A Nice Limber, Expressive, Handy Word

I've been thinking about how it feels when you don't have as much money as you'd like — whether you've just got the change at the bottom of your purse or pocket, or you're down to your last $5 before you get paid in a week, or your neighbors have so much more than you do that whatever's in the bank doesn't feel like it's enough.

Many things conspire to make us feel diminished by this. If you're going to fight back against that — and I think you should, even when your balance sheet shows more money than just spare change — you've got to do a sort of mental shift, an Escher-like move in your head. And then you'll see something where many people see nothing, and you'll be better able to give when you earlier felt you had nothing worth giving. I'm not talking about true poverty, by the way, but about the moments when we feel like we don't have enough, although objectively speaking, we have everything we need (shelter, food, warmth). I'm speaking of a kind of impoverishment that's foisted on us by the culture we live in, a feeling that we're lacking something, which creates the kind of panic that leads us to buy a lot of things at Walmart we don't really need.

In some communities, there are established social behaviors that help people triumph over feelings of impoverishment. In New Orleans, there's even a word for it: Lagniappe. It's a word that sums up a way of operating in the world that's generous and open-handed, even when everyone involved might be described as struggling.  The first time I heard it was in 1984, when I lived in a condemned apartment in Jackson Square, not far from the Mississippi River, over a kite shop. I guess it's kind of obvious it was a time when I had more leisure than money. But it was also a time when, between the hours of 4 and 6 in the afternoon at a bar by the river, you could get really good oysters for ten cents on Fridays, simply because it was Friday.

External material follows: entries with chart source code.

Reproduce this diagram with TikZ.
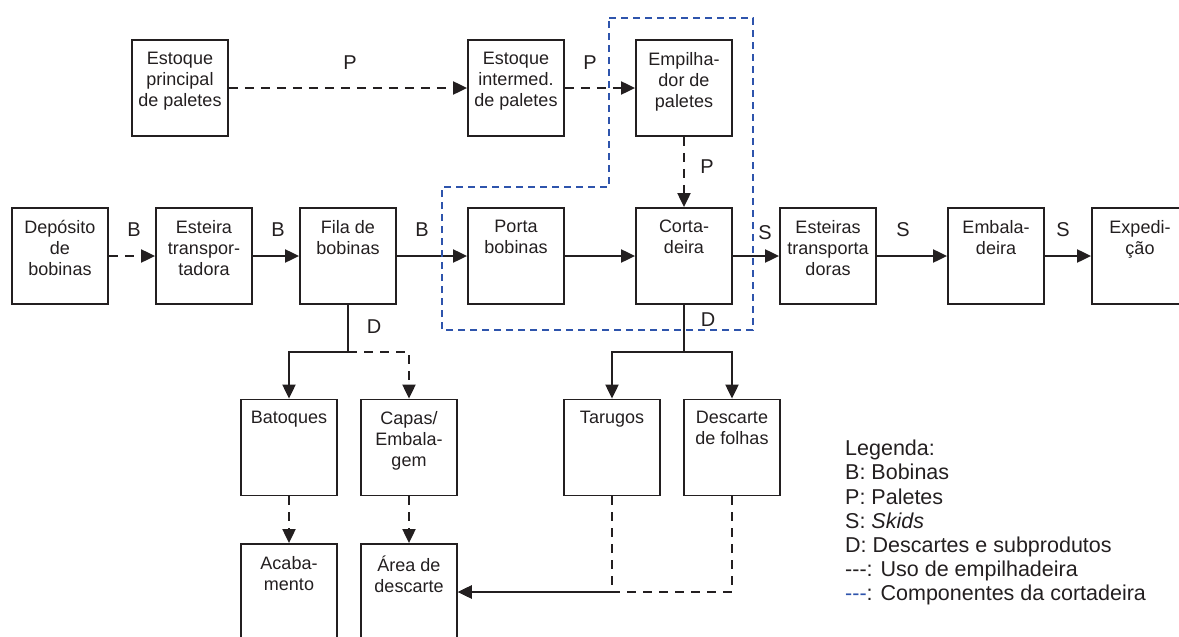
\documentclass[tikz,border=0pt]{standalone}
\usepackage{fontspec}
\setmainfont{Liberation Sans}
\usepackage{xcolor}
\usetikzlibrary{positioning,arrows.meta}

\definecolor{preto}{RGB}{35,31,32}
\definecolor{azulcorte}{RGB}{46,84,172}

\begin{document}
\begin{tikzpicture}[
  x=1pt, y=-1pt,
  caixa/.style={draw=preto, line width=1.8pt, minimum width=96pt, minimum height=96pt, inner sep=0pt, text=preto,
    font=\fontsize{18}{21}\selectfont,
    execute at begin node={\begin{minipage}[c][96pt][t]{96pt}\centering\vspace*{12pt}},
    execute at end node={\end{minipage}}},
  rot/.style={font=\fontsize{20}{24}\selectfont, inner sep=0pt, text=preto},
  seta/.style={-{Triangle[length=14pt,width=13pt]}, line width=2pt, draw=preto},
  tracejado/.style={dash pattern=on 9pt off 7pt},
  corte/.style={draw=azulcorte, line width=1.4pt, dash pattern=on 7pt off 5pt}
]
\useasboundingbox (0,0) rectangle (1179,637);
\clip (0,0) rectangle (1179,637);

\node[caixa] (estprinc) at (180,88) {Estoque\\principal\\de paletes};
\node[caixa] (estinter) at (516,88) {Estoque\\intermed.\\de paletes};
\node[caixa] (empilha) at (684,88) {Empilha-\\dor de\\paletes};

\node[caixa] (deposito) at (60,256) {Depósito\\de\\bobinas};
\node[caixa] (esteira) at (204,256) {Esteira\\transpor-\\tadora};
\node[caixa] (fila) at (348,256) {Fila de\\bobinas};
\node[caixa] (porta) at (516,256) {Porta\\bobinas};
\node[caixa] (corta) at (684,256) {Corta-\\deira};
\node[caixa] (esteiras) at (828,256) {Esteiras\\transporta\\doras};
\node[caixa] (embala) at (996,256) {Embala-\\deira};
\node[caixa] (exped) at (1140,256) {Expedi-\\ção};

\node[caixa] (batoques) at (289,447.5) {Batoques};
\node[caixa] (capas) at (409,447.5) {Capas/\\Embala-\\gem};
\node[caixa] (tarugos) at (612,447.5) {Tarugos};
\node[caixa] (descfolhas) at (732,447.5) {Descarte\\de folhas};

\node[caixa] (acaba) at (289,592) {Acaba-\\mento};
\node[caixa] (area) at (409,592) {Área de\\descarte};

\coordinate (jfila) at (348,352);
\coordinate (jcorta) at (684,352);

\node[rot] (p1) at (350,63) {P};
\node[rot] (p2) at (590,63) {P};
\node[rot] (p3) at (707,167) {P};
\node[rot] (b1) at (134,230) {B};
\node[rot] (b2) at (278,230) {B};
\node[rot] (b3) at (422,230) {B};
\node[rot] (s1) at (765,233) {S};
\node[rot] (s2) at (903,230) {S};
\node[rot] (s3) at (1063,230) {S};
\node[rot] (d1) at (374,327) {D};
\node[rot] (d2) at (708,320) {D};

\node[anchor=north west, inner sep=0pt, align=left, text=preto, font=\fontsize{21.5}{24.2}\selectfont] (legenda) at (845,440)
  {Legenda:\\B: Bobinas\\P: Paletes\\S: \textit{Skids}\\D: Descartes e subprodutos\\
   \mbox{-}\mbox{-}\mbox{-}: Uso de empilhadeira\\
   \textcolor{azulcorte}{\mbox{-}\mbox{-}\mbox{-}}: Componentes da cortadeira};

\draw[seta, tracejado] (estprinc) -- (estinter);
\draw[seta, tracejado] (estinter) -- (empilha);
\draw[seta, tracejado] (empilha) -- (corta);

\draw[seta, tracejado] (deposito) -- (esteira);
\draw[seta] (esteira) -- (fila);
\draw[seta] (fila) -- (porta);
\draw[seta] (porta) -- (corta);
\draw[seta] (corta) -- (esteiras);
\draw[seta] (esteiras) -- (embala);
\draw[seta] (embala) -- (exped);

\draw[seta] (fila) -- (jfila) -| (batoques);
\draw[seta, tracejado] (jfila) -| (capas);
\draw[seta] (corta) -- (jcorta) -| (tarugos);
\draw[seta] (jcorta) -| (descfolhas);

\draw[seta, tracejado] (batoques) -- (acaba);
\draw[seta, tracejado] (capas) -- (area);
\draw[seta, tracejado] (tarugos) |- (area);
\draw[seta, tracejado] (descfolhas) |- (area);

\draw[corte] (609,18) -- (753,18) -- (753,330) -- (442,330) -- (442,187) -- (609,187) -- cycle;
\end{tikzpicture}
\end{document}
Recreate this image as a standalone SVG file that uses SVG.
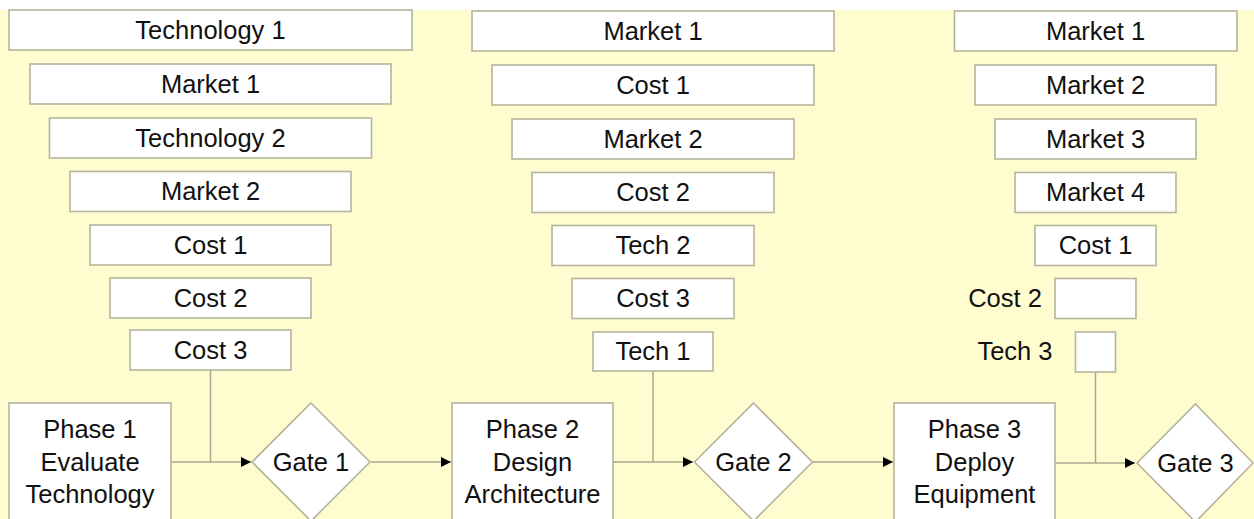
<svg xmlns="http://www.w3.org/2000/svg" width="1254" height="519" viewBox="0 0 1254 519">
<style>
.box{fill:#ffffff;stroke:#b4b49c;stroke-width:1.6}
.t{font-family:"Liberation Sans",Arial,sans-serif;font-size:25.5px;fill:#111111;text-anchor:middle}
.ln{fill:none;stroke:#a8a890;stroke-width:1.5}
</style>
<defs>
<marker id="ah" viewBox="0 0 10 10" refX="10" refY="5" markerWidth="12" markerHeight="10" markerUnits="userSpaceOnUse" orient="auto">
<path d="M0,0 L10,5 L0,10 z" fill="#000"/>
</marker>
</defs>
<rect x="0" y="0" width="1254" height="519" fill="#ffffff"/>
<rect x="0" y="10" width="1254" height="509" fill="#fffdd0"/>

<g id="connectors">
<path class="ln" d="M171,462 H251" marker-end="url(#ah)"/>
<path class="ln" d="M210.5,370 V462"/>
<path class="ln" d="M371,462 H451" marker-end="url(#ah)"/>
<path class="ln" d="M653,371 V462"/>
<path class="ln" d="M613,462 H693" marker-end="url(#ah)"/>
<path class="ln" d="M813,462 H893" marker-end="url(#ah)"/>
<path class="ln" d="M1095.5,372 V463"/>
<path class="ln" d="M1055,463 H1135" marker-end="url(#ah)"/>
</g>

<g id="c1-tech1"><rect class="box" x="9" y="10" width="403" height="40"/><text class="t" x="210.5" y="38.5">Technology 1</text></g>
<g id="c1-market1"><rect class="box" x="30" y="64" width="361" height="40"/><text class="t" x="210.5" y="92.5">Market 1</text></g>
<g id="c1-tech2"><rect class="box" x="49.5" y="118" width="322" height="40"/><text class="t" x="210.5" y="146.5">Technology 2</text></g>
<g id="c1-market2"><rect class="box" x="70" y="171.5" width="281" height="40"/><text class="t" x="210.5" y="200">Market 2</text></g>
<g id="c1-cost1"><rect class="box" x="90" y="225" width="241" height="40"/><text class="t" x="210.5" y="253.5">Cost 1</text></g>
<g id="c1-cost2"><rect class="box" x="110" y="278" width="201" height="40"/><text class="t" x="210.5" y="306.5">Cost 2</text></g>
<g id="c1-cost3"><rect class="box" x="130" y="330" width="161" height="40"/><text class="t" x="210.5" y="358.5">Cost 3</text></g>

<g id="c2-market1"><rect class="box" x="472" y="11" width="362" height="40"/><text class="t" x="653" y="39.5">Market 1</text></g>
<g id="c2-cost1"><rect class="box" x="492" y="65" width="322" height="40"/><text class="t" x="653" y="93.5">Cost 1</text></g>
<g id="c2-market2"><rect class="box" x="512" y="119" width="282" height="40"/><text class="t" x="653" y="147.5">Market 2</text></g>
<g id="c2-cost2"><rect class="box" x="532" y="172.5" width="242" height="40"/><text class="t" x="653" y="201">Cost 2</text></g>
<g id="c2-tech2"><rect class="box" x="552" y="225.5" width="202" height="40"/><text class="t" x="653" y="254">Tech 2</text></g>
<g id="c2-cost3"><rect class="box" x="572" y="278.5" width="162" height="40"/><text class="t" x="653" y="307">Cost 3</text></g>
<g id="c2-tech1"><rect class="box" x="593" y="332" width="120" height="39"/><text class="t" x="653" y="360">Tech 1</text></g>

<g id="c3-market1"><rect class="box" x="954.5" y="11" width="282.5" height="40"/><text class="t" x="1095.5" y="39.5">Market 1</text></g>
<g id="c3-market2"><rect class="box" x="975" y="65" width="241" height="40"/><text class="t" x="1095.5" y="93.5">Market 2</text></g>
<g id="c3-market3"><rect class="box" x="995" y="119" width="201" height="40"/><text class="t" x="1095.5" y="147.5">Market 3</text></g>
<g id="c3-market4"><rect class="box" x="1015" y="172.5" width="161" height="40"/><text class="t" x="1095.5" y="201">Market 4</text></g>
<g id="c3-cost1"><rect class="box" x="1035" y="225.5" width="121" height="40"/><text class="t" x="1095.5" y="254">Cost 1</text></g>
<g id="c3-cost2"><rect class="box" x="1055" y="278.5" width="81" height="40"/><text class="t" x="1005" y="307">Cost 2</text></g>
<g id="c3-tech3"><rect class="box" x="1075.5" y="332" width="40" height="40"/><text class="t" x="1015" y="360">Tech 3</text></g>

<g id="phase1"><rect class="box" x="9" y="403" width="162" height="130"/><text class="t" x="90" y="438">Phase 1</text><text class="t" x="90" y="471">Evaluate</text><text class="t" x="90" y="503">Technology</text></g>
<g id="phase2"><rect class="box" x="452" y="403" width="161" height="130"/><text class="t" x="532.5" y="438">Phase 2</text><text class="t" x="532.5" y="471">Design</text><text class="t" x="532.5" y="503">Architecture</text></g>
<g id="phase3"><rect class="box" x="894" y="403" width="161" height="130"/><text class="t" x="974.5" y="438">Phase 3</text><text class="t" x="974.5" y="471">Deploy</text><text class="t" x="974.5" y="503">Equipment</text></g>

<g id="gate1"><polygon class="box" points="311,403 370,462 311,521 252,462"/><text class="t" x="311" y="471">Gate 1</text></g>
<g id="gate2"><polygon class="box" points="753.5,403 812.5,462 753.5,521 694.5,462"/><text class="t" x="753.5" y="471">Gate 2</text></g>
<g id="gate3"><polygon class="box" points="1195.5,404 1253,463 1195.5,522 1137,463"/><text class="t" x="1195.5" y="472">Gate 3</text></g>
</svg>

Mark Twain is — as he always is — the best place to get a fuller sense of this idea:

We picked up one excellent word — a word worth traveling to New Orleans to get; a nice limber, expressive, handy word — "lagniappe."  They pronounce it lanny-yap.  It is Spanish — so they said.  We discovered it at the head of a column of odds and ends in the Picayune, the first day; heard twenty people use it the second; inquired what it meant the third; adopted it and got facility in swinging it the fourth.  It has a restricted meaning, but I think people spread it out a little when they choose.  It is the equivalent of the thirteenth roll in a "baker's dozen."  It is something thrown in, gratis, for good measure.  The custom originated in the Spanish quarter of the city.  When a child or a servant buys something in a shop — or even the mayor or the governor, for aught I know — he finishes the operation by saying:
    "Give me something for lagniappe."
    The shopman always responds; gives a child a bit of liquorice root, gives the servant a cheap cigar or a spool of thread, give the governor — I don't know what he gives the governor; support, likely.
    When you are invited to drink — and this does occur now and then in New Orleans — and you say, "What, again? — no, I've had enough"; the other party says, "But just this one more time — this is for lagniappe."  When the beau perceives that he is stacking his compliments a trifle too high, and sees by the young lady's countenance that the edifice would have been better with the top compliment left off, he puts his "I beg pardon — no harm intended," into the briefer form of "Oh, that's for lagniappe."  If the waiter in the restaurant stumbles and spills a gill of coffee down the back of your neck, he says, "For lagniappe, sah," and gets you another cup without extra charge.
 

from Life on the Mississippi, 1883

That's it — a little something extra, something nobody expects, something that's small, but brings pleasure.  I'm going to make a list of those things, and then I'm going to make them a bigger part of the way I live now.